-- START Input records --
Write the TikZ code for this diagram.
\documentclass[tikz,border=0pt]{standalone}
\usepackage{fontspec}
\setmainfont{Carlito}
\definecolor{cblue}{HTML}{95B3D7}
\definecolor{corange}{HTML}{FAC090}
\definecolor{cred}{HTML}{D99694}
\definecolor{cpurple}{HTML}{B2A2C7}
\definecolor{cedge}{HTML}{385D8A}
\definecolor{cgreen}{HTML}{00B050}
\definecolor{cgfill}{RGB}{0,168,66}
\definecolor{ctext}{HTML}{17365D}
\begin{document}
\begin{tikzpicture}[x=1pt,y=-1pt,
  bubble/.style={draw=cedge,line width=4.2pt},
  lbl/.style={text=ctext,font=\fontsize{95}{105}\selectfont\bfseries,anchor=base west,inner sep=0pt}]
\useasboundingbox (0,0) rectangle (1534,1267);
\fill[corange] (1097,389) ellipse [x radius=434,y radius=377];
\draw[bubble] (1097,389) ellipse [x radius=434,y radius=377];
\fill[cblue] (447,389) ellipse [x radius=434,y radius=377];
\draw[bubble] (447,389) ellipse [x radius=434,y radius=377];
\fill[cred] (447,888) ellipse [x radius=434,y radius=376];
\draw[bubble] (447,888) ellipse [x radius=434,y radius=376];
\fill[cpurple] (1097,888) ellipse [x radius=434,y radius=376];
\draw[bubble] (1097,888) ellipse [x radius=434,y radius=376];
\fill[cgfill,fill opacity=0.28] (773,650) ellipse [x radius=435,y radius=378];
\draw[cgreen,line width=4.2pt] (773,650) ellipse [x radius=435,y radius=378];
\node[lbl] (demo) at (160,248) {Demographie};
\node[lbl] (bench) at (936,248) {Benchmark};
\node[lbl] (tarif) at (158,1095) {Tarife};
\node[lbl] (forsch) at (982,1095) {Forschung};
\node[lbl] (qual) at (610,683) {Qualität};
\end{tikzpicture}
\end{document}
-- END Input records --
-- START Input records --
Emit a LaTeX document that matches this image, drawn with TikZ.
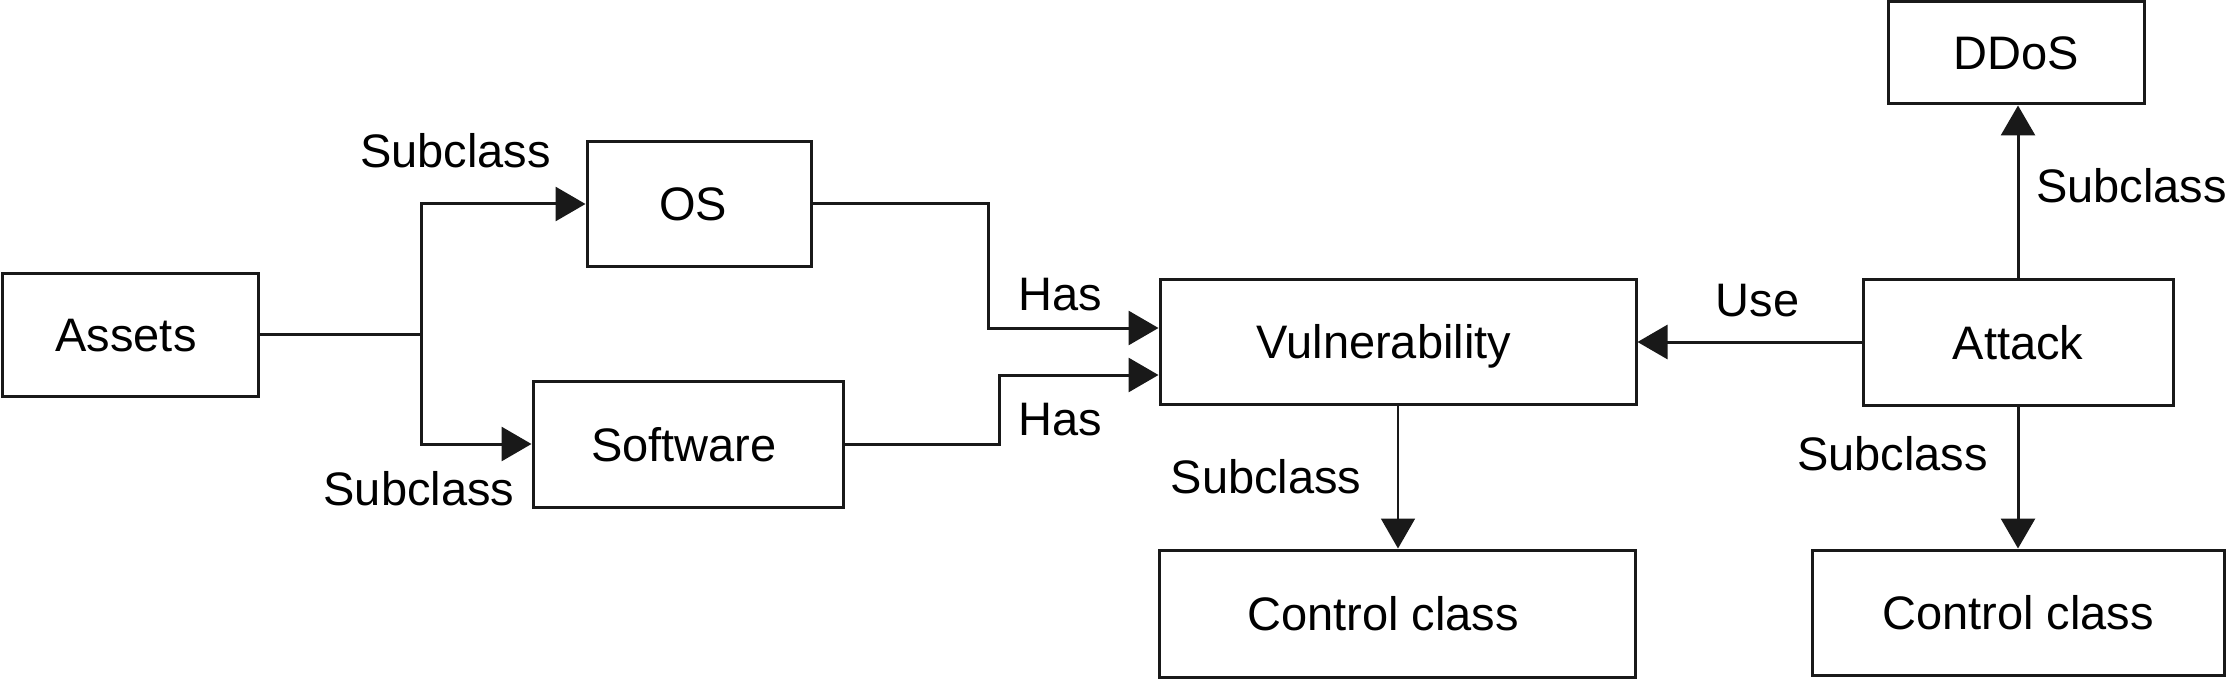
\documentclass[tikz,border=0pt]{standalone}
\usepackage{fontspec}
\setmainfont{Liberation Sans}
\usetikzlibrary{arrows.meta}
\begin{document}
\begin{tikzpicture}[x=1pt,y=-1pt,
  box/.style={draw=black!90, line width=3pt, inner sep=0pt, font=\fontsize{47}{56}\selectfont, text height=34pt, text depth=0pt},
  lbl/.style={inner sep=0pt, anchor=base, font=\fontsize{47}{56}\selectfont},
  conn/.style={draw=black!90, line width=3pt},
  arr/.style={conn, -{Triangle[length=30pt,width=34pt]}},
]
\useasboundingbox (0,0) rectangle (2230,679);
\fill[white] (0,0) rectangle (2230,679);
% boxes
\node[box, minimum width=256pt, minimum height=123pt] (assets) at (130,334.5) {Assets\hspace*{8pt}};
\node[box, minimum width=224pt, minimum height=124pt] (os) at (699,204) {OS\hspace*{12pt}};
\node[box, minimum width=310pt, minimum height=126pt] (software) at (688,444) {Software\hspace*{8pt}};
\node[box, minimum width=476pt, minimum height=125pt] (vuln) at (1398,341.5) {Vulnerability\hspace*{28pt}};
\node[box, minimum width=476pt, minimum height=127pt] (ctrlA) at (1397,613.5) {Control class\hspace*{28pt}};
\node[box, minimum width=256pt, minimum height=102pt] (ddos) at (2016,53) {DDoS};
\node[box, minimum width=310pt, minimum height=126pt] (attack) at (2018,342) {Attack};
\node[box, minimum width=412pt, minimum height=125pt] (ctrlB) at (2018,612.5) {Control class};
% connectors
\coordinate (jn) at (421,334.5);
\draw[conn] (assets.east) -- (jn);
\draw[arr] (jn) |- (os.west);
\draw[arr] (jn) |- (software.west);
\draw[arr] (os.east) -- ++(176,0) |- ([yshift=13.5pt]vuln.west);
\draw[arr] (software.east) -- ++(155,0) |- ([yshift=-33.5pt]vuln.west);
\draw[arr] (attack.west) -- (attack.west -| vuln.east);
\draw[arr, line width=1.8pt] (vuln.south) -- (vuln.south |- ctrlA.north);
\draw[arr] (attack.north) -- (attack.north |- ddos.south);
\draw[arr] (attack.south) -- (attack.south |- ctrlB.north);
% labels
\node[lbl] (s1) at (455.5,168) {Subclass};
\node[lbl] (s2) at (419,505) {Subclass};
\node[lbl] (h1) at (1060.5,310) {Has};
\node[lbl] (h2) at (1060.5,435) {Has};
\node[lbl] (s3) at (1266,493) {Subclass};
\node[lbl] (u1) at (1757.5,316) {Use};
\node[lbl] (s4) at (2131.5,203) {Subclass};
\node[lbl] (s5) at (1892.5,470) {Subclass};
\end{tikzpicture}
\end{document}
-- END Input records --
-- START Input records --
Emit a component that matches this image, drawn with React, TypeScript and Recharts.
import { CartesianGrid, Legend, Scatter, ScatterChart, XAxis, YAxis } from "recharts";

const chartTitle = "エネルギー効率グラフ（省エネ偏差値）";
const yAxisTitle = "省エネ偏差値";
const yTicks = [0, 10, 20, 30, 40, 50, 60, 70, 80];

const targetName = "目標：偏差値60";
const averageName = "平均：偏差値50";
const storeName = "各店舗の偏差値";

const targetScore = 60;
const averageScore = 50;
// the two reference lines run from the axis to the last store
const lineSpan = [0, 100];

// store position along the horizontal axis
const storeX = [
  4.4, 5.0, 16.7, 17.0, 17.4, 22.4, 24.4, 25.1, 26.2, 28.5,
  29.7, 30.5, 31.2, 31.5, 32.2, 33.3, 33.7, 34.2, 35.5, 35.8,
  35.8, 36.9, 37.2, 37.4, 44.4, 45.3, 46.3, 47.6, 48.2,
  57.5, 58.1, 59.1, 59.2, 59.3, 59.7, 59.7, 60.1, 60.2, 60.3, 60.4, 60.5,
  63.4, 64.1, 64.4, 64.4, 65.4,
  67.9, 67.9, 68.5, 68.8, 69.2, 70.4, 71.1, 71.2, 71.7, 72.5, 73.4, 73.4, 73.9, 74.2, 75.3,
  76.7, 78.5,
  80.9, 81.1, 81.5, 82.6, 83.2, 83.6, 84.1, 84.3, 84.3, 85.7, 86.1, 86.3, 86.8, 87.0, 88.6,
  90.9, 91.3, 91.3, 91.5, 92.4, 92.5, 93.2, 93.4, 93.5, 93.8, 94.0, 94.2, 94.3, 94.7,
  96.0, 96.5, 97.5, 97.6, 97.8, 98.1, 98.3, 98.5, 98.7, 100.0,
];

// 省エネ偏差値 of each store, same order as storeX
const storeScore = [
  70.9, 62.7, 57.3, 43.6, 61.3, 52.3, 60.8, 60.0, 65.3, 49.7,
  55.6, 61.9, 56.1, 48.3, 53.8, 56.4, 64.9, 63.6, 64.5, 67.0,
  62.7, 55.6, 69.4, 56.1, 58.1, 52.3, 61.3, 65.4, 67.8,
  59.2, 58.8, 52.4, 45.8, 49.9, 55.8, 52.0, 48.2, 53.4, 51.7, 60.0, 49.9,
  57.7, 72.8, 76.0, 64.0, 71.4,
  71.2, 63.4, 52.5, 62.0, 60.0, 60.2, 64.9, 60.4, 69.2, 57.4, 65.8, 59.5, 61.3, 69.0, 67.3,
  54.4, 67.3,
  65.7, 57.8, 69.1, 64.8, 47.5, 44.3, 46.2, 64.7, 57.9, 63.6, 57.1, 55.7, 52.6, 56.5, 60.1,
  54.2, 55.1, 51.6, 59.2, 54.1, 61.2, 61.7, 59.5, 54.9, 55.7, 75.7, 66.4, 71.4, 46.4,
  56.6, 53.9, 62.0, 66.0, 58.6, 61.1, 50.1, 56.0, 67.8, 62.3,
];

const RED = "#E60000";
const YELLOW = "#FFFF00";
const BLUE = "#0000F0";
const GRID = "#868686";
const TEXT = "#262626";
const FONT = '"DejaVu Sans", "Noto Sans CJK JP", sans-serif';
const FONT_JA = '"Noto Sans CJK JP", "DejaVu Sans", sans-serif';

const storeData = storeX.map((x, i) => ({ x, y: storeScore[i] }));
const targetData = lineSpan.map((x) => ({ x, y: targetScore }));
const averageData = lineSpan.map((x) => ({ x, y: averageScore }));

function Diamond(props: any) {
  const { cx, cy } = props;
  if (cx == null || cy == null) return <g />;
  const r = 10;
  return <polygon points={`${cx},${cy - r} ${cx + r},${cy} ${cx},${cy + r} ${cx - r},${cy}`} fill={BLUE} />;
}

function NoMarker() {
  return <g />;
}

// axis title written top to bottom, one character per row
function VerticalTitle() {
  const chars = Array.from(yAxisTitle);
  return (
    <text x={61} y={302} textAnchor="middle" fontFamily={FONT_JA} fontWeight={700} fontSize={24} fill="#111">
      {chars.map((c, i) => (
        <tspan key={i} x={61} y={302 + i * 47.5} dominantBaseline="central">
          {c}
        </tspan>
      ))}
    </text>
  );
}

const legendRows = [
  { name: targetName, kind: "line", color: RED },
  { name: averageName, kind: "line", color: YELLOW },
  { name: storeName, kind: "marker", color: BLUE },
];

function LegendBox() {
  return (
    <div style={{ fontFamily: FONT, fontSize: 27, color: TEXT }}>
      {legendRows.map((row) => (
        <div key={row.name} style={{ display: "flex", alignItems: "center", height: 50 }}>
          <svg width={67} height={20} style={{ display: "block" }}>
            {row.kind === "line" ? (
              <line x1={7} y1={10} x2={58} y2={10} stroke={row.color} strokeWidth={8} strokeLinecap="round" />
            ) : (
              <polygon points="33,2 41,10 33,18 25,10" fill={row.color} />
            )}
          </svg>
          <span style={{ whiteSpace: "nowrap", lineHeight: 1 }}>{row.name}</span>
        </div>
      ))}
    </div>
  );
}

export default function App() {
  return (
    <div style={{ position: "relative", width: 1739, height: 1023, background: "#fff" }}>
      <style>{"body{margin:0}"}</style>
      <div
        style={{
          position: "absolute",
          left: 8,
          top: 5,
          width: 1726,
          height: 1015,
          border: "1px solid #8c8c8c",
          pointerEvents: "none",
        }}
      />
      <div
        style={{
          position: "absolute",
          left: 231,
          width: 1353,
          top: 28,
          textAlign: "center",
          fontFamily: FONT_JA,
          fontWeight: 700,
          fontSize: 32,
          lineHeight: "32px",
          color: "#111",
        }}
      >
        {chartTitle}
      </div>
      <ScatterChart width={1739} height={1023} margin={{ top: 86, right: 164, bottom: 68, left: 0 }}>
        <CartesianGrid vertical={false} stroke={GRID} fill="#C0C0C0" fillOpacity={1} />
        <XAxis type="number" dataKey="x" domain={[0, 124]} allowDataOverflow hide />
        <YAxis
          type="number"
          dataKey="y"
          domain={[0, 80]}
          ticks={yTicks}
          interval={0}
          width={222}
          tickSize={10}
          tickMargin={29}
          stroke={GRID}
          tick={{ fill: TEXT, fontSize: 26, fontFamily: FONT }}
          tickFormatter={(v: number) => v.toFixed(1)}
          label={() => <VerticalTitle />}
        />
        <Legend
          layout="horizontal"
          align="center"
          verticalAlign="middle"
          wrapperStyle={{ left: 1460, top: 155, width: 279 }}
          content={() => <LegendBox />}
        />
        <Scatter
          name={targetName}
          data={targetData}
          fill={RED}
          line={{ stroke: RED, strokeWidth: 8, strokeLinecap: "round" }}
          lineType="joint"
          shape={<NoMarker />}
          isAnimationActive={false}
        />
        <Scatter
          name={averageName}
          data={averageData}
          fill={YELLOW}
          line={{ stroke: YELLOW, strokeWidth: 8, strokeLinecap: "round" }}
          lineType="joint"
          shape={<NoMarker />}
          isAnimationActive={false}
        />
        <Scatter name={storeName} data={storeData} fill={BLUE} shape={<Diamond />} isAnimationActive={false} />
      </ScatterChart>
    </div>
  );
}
-- END Input records --
[Problem statement] Repeat, unchanged, every line from the one that contains "Emit a component" to the one that contains "const lineSpan = [0, 100];", including both, and no other line.

[Exercise response]
Emit a component that matches this image, drawn with React, TypeScript and Recharts.
import { CartesianGrid, Legend, Scatter, ScatterChart, XAxis, YAxis } from "recharts";

const chartTitle = "エネルギー効率グラフ（省エネ偏差値）";
const yAxisTitle = "省エネ偏差値";
const yTicks = [0, 10, 20, 30, 40, 50, 60, 70, 80];

const targetName = "目標：偏差値60";
const averageName = "平均：偏差値50";
const storeName = "各店舗の偏差値";

const targetScore = 60;
const averageScore = 50;
// the two reference lines run from the axis to the last store
const lineSpan = [0, 100];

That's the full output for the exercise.